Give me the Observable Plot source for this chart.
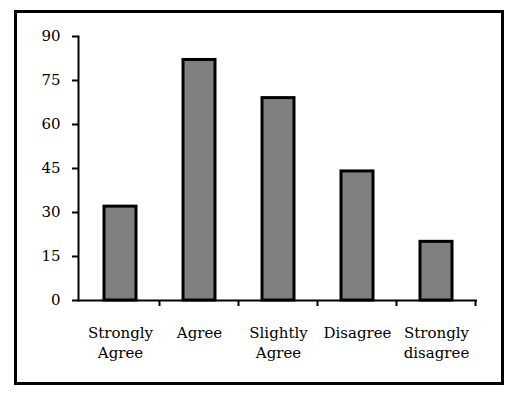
<!DOCTYPE html>
<html>
<head>
<meta charset="utf-8">
<script src="https://cdn.jsdelivr.net/npm/d3@7"></script>
<script src="https://cdn.jsdelivr.net/npm/@observablehq/plot@0.6"></script>
<style>
  html, body { margin: 0; padding: 0; background: #fff; }
  #wrap { position: relative; width: 519px; height: 397px; }
  #border { position: absolute; left: 14px; top: 10px; width: 484px; height: 369px; border: 3px solid #000; pointer-events: none; }
</style>
</head>
<body>
<div id="wrap"><div id="border"></div></div>
<script>
const categories = ["Strongly Agree", "Agree", "Slightly Agree", "Disagree", "Strongly disagree"];
const labels = ["Strongly\nAgree", "Agree", "Slightly\nAgree", "Disagree", "Strongly\ndisagree"];
const values = [32, 82, 69, 44, 20];
const yTicks = [0, 15, 30, 45, 60, 75, 90];

const data = categories.map((c, i) => ({category: c, value: values[i]}));
const labelOf = new Map(categories.map((c, i) => [c, labels[i]]));
const serif = "DejaVu Serif";

function boundaryTicks(index, scales, values, dims) {
  const x = scales.x;
  const step = x.step ? x.step() : x.bandwidth();
  const bw = x.bandwidth();
  const y0 = dims.height - dims.marginBottom;
  const g = d3.create("svg:g");
  categories.forEach(c => {
    const bx = x(c) + bw / 2 + step / 2;
    g.append("line").attr("x1", bx).attr("x2", bx).attr("y1", y0).attr("y2", y0 + 6)
      .attr("stroke", "#000").attr("stroke-width", 2);
  });
  return g.node();
}

const chart = Plot.plot({
  width: 519,
  height: 397,
  marginLeft: 78,
  marginRight: 42,
  marginTop: 36,
  marginBottom: 97,
  style: {fontSize: "15px", fontFamily: serif, color: "#000", background: "transparent"},
  x: {domain: categories, paddingInner: 0.6, paddingOuter: 0.3, label: null},
  y: {domain: [0, 90], label: null},
  marks: [
    Plot.barY(data, {x: "category", y: "value", fill: "#808080", stroke: "#000", strokeWidth: 3}),
    Plot.axisY({ticks: yTicks, tickSize: 6, tickPadding: 12, fontSize: 15, fontFamily: serif, strokeWidth: 2, label: null}),
    Plot.axisX({tickSize: 0, tickPadding: 23, fontSize: 15, fontFamily: serif, lineHeight: 1.35, tickFormat: d => labelOf.get(d), label: null}),
    Plot.frame({anchor: "left", strokeWidth: 2}),
    Plot.ruleY([0], {strokeWidth: 2}),
    boundaryTicks
  ]
});
document.getElementById("wrap").prepend(chart);
</script>
</body>
</html>
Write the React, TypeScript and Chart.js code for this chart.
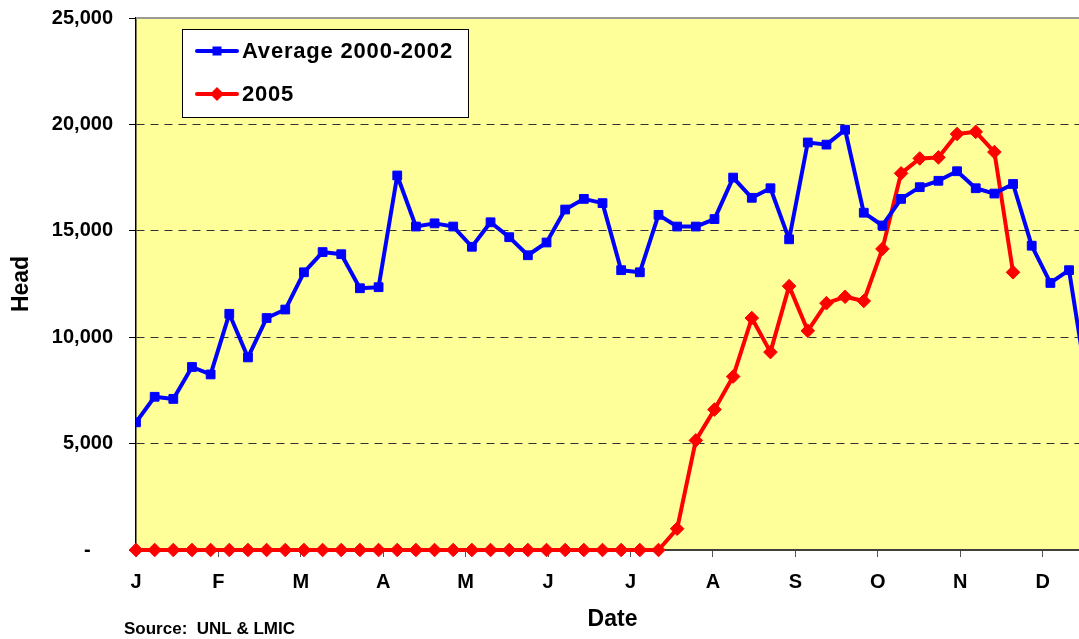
import React, { useEffect, useRef } from 'react';
import { Chart, registerables } from 'chart.js';

Chart.register(...registerables);

const FONT = '"Liberation Sans", Arial, Helvetica, sans-serif';

const monthLabels = ['J', 'F', 'M', 'A', 'M', 'J', 'J', 'A', 'S', 'O', 'N', 'D'];
const yTickValues = [0, 5000, 10000, 15000, 20000, 25000];

const seriesNames = ['Average 2000-2002', '2005'];

// weekly values (head)
const average2000to2002 = [
  6000, 7200, 7100, 8600, 8250, 11100, 9050, 10900, 11300, 13050,
  14000, 13900, 12300, 12350, 17600, 15200, 15350, 15200, 14250, 15400,
  14700, 13850, 14450, 16000, 16500, 16300, 13150, 13050, 15750, 15200,
  15200, 15550, 17500, 16550, 17000, 14600, 19150, 19050, 19750, 15850,
  15250, 16500, 17050, 17350, 17800, 17000, 16750, 17200, 14300, 12550,
  13150, 7600,
];

const year2005 = [
  0, 0, 0, 0, 0, 0, 0, 0, 0, 0,
  0, 0, 0, 0, 0, 0, 0, 0, 0, 0,
  0, 0, 0, 0, 0, 0, 0, 0, 0, 1000,
  5150, 6600, 8150, 10900, 9300, 12400, 10300, 11600, 11900, 11700,
  14150, 17700, 18400, 18450, 19550, 19650, 18700, 13050,
];

const toPoints = (arr: number[]) => arr.map((v, i) => ({ x: i, y: v }));

const BLUE = '#0000FF';
const RED = '#FF0000';

const chartDecor = {
  id: 'chartDecor',
  beforeDraw(chart: any) {
    const { ctx, chartArea } = chart;
    ctx.save();
    ctx.fillStyle = '#FFFF99';
    ctx.fillRect(chartArea.left, chartArea.top, chartArea.right - chartArea.left, chartArea.bottom - chartArea.top);
    ctx.restore();
  },
  beforeDatasetsDraw(chart: any) {
    const { ctx, chartArea } = chart;
    ctx.save();
    ctx.strokeStyle = '#9A9A9A';
    ctx.lineWidth = 2;
    ctx.beginPath();
    ctx.moveTo(chartArea.left, chartArea.top);
    ctx.lineTo(chartArea.right, chartArea.top);
    ctx.stroke();
    ctx.restore();
  },
  afterDatasetsDraw(chart: any) {
    const { ctx } = chart;
    ctx.save();
    // legend box
    ctx.fillStyle = '#FFFFFF';
    ctx.fillRect(182, 29, 286, 88);
    ctx.strokeStyle = '#000000';
    ctx.lineWidth = 1;
    ctx.strokeRect(182.5, 29.5, 286, 88);
    const rowsY = [51, 94];
    chart.data.datasets.forEach((ds: any, i: number) => {
      const y = rowsY[i];
      ctx.strokeStyle = ds.borderColor;
      ctx.lineWidth = 4;
      ctx.lineCap = 'round';
      ctx.beginPath();
      ctx.moveTo(197, y);
      ctx.lineTo(237, y);
      ctx.stroke();
      ctx.fillStyle = ds.borderColor;
      const cx = 217;
      if (ds.pointStyle === 'rect') {
        ctx.fillRect(cx - 4.5, y - 4.5, 9, 9);
      } else {
        ctx.beginPath();
        ctx.moveTo(cx, y - 7);
        ctx.lineTo(cx + 7, y);
        ctx.lineTo(cx, y + 7);
        ctx.lineTo(cx - 7, y);
        ctx.closePath();
        ctx.fill();
      }
      ctx.fillStyle = '#000000';
      ctx.font = `bold 22px ${FONT}`;
      try { (ctx as any).letterSpacing = '0.8px'; } catch (e) { /* ignore */ }
      ctx.textAlign = 'left';
      ctx.textBaseline = 'middle';
      ctx.fillText(ds.label, 242, y + 1);
      try { (ctx as any).letterSpacing = '0px'; } catch (e) { /* ignore */ }
    });
    // source note
    ctx.fillStyle = '#000000';
    ctx.font = `bold 17px ${FONT}`;
    ctx.textAlign = 'left';
    ctx.textBaseline = 'middle';
    ctx.fillText('Source:  UNL & LMIC', 124, 629);
    ctx.restore();
  },
};

export default function App() {
  const canvasRef = useRef<HTMLCanvasElement | null>(null);

  useEffect(() => {
    const canvas = canvasRef.current;
    if (!canvas) return;
    const chart = new Chart(canvas, {
      type: 'line',
      data: {
        datasets: [
          {
            label: seriesNames[0],
            data: toPoints(average2000to2002),
            borderColor: BLUE,
            backgroundColor: BLUE,
            borderWidth: 4,
            pointStyle: 'rect',
            pointRadius: 6.2,
            pointBorderWidth: 1,
            pointBackgroundColor: BLUE,
            pointBorderColor: BLUE,
            borderJoinStyle: 'round',
            tension: 0,
          },
          {
            label: seriesNames[1],
            data: toPoints(year2005),
            borderColor: RED,
            backgroundColor: RED,
            borderWidth: 4,
            pointStyle: 'rectRot',
            pointRadius: 6.8,
            pointBorderWidth: 1,
            pointBackgroundColor: RED,
            pointBorderColor: RED,
            borderJoinStyle: 'round',
            tension: 0,
            clip: false,
          },
        ],
      },
      options: {
        animation: false,
        responsive: false,
        devicePixelRatio: 1,
        layout: { padding: { top: 18, right: 11, left: 0, bottom: 0 } },
        plugins: {
          legend: { display: false },
          tooltip: { enabled: false },
        },
        scales: {
          x: {
            type: 'linear',
            min: 0,
            max: 51.07,
            afterBuildTicks: (s: any) => {
              s.ticks = monthLabels.map((_, k) => ({ value: (k * 53) / 12 }));
            },
            afterFit: (s: any) => {
              s.height = 89;
              s.paddingLeft = 0;
              s.paddingRight = 0;
            },
            grid: {
              drawOnChartArea: false,
              drawTicks: true,
              tickLength: 7,
              tickColor: '#555555',
              tickWidth: 1,
            },
            border: { color: '#404040', width: 2 },
            ticks: {
              callback: (_v: any, i: number) => monthLabels[i],
              font: { family: FONT, size: 20, weight: 'bold' },
              color: '#000000',
              padding: 13,
              maxRotation: 0,
              autoSkip: false,
            },
            title: {
              display: true,
              text: 'Date',
              font: { family: FONT, size: 23, weight: 'bold' },
              color: '#000000',
              padding: { top: 0, bottom: 6 },
            },
          },
          y: {
            type: 'linear',
            min: 0,
            max: 25000,
            afterBuildTicks: (s: any) => {
              s.ticks = yTickValues.map((v) => ({ value: v }));
            },
            afterFit: (s: any) => {
              s.width = 136;
              s.paddingTop = 0;
              s.paddingBottom = 0;
            },
            grid: {
              color: (c: any) =>
                c.tick && (c.tick.value === 0 || c.tick.value === 25000) ? 'rgba(0,0,0,0)' : '#333333',
              lineWidth: 1,
              tickColor: '#000000',
              tickLength: 7,
              tickWidth: 1,
              tickBorderDash: [],
            },
            border: { color: '#000000', width: 1.5, dash: [8, 6] },
            ticks: {
              callback: (v: any) => (Number(v) === 0 ? '-    ' : Number(v).toLocaleString('en-US')),
              font: { family: FONT, size: 20, weight: 'bold' },
              color: '#000000',
              padding: 16,
            },
            title: {
              display: true,
              text: 'Head',
              font: { family: FONT, size: 23, weight: 'bold' },
              color: '#000000',
              padding: { top: 8, bottom: 0 },
            },
          },
        },
      } as any,
      plugins: [chartDecor],
    });
    return () => chart.destroy();
  }, []);

  return (
    <div
      style={{
        position: 'fixed',
        left: 0,
        top: 0,
        width: 1079,
        height: 639,
        overflow: 'hidden',
        background: '#FFFFFF',
      }}
    >
      <canvas ref={canvasRef} width={1100} height={639} style={{ display: 'block', width: 1100, height: 639 }} />
    </div>
  );
}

* * *

▶ _TASK TO COMPLETE_: From the records above, copy only the lines running from the line containing "Write the React, TypeScript" to the line containing "const RED = '#FF0000';", both ends included. Leave the pictures out.

▶ _TASK RESULT_:
Write the React, TypeScript and Chart.js code for this chart.
import React, { useEffect, useRef } from 'react';
import { Chart, registerables } from 'chart.js';

Chart.register(...registerables);

const FONT = '"Liberation Sans", Arial, Helvetica, sans-serif';

const monthLabels = ['J', 'F', 'M', 'A', 'M', 'J', 'J', 'A', 'S', 'O', 'N', 'D'];
const yTickValues = [0, 5000, 10000, 15000, 20000, 25000];

const seriesNames = ['Average 2000-2002', '2005'];

// weekly values (head)
const average2000to2002 = [
  6000, 7200, 7100, 8600, 8250, 11100, 9050, 10900, 11300, 13050,
  14000, 13900, 12300, 12350, 17600, 15200, 15350, 15200, 14250, 15400,
  14700, 13850, 14450, 16000, 16500, 16300, 13150, 13050, 15750, 15200,
  15200, 15550, 17500, 16550, 17000, 14600, 19150, 19050, 19750, 15850,
  15250, 16500, 17050, 17350, 17800, 17000, 16750, 17200, 14300, 12550,
  13150, 7600,
];

const year2005 = [
  0, 0, 0, 0, 0, 0, 0, 0, 0, 0,
  0, 0, 0, 0, 0, 0, 0, 0, 0, 0,
  0, 0, 0, 0, 0, 0, 0, 0, 0, 1000,
  5150, 6600, 8150, 10900, 9300, 12400, 10300, 11600, 11900, 11700,
  14150, 17700, 18400, 18450, 19550, 19650, 18700, 13050,
];

const toPoints = (arr: number[]) => arr.map((v, i) => ({ x: i, y: v }));

const BLUE = '#0000FF';
const RED = '#FF0000';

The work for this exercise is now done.